The arithmetic mean is the sum of numbers divided by their count, suitable for additive data. The geometric mean is the nth root of the product of numbers, suitable for multiplicative data like rates of change or growth factors. The geometric mean is always less than or equal to the arithmetic mean.

Can the geometric mean be used for negative numbers?

No, the geometric mean is mathematically defined only for positive numbers. Including negative numbers can lead to complex numbers or undefined results when taking roots.

What happens if one of the numbers is zero?

If any number in the set is zero, the product of all numbers will be zero. Consequently, the geometric mean will also be zero.
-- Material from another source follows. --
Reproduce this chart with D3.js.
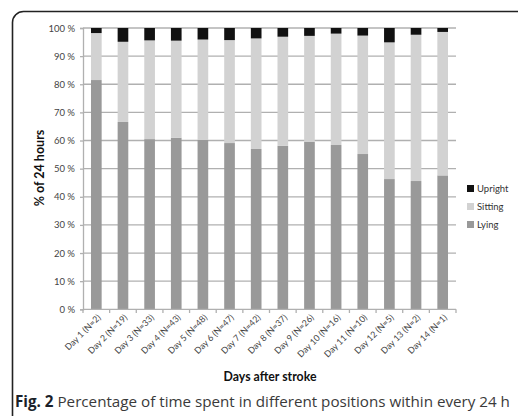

Why is the geometric mean important for investment returns?

It accurately reflects the compounded average growth rate of an investment over multiple periods, accounting for both gains and losses. Using the arithmetic mean can overstate performance due to ignoring the effect of compounding losses.

How many numbers can I enter into the calculator?

This calculator allows you to enter up to 10 numbers.

Is there a limit to the size of the numbers I can enter?

While the calculator handles standard numerical inputs, extremely large or small numbers might lead to precision issues in floating-point arithmetic. However, for typical use cases, it should perform accurately.

Can I use decimal numbers?

Yes, you can use decimal numbers (e.g., 1.05 for a 5% growth factor) as inputs. Just ensure they are positive.

What is the ‘Nth Root’ shown in the results?

The ‘Nth Root’ value is $1/n$, where ‘n’ is the total count of numbers you entered. It’s the exponent used to calculate the geometric mean from the product of the numbers.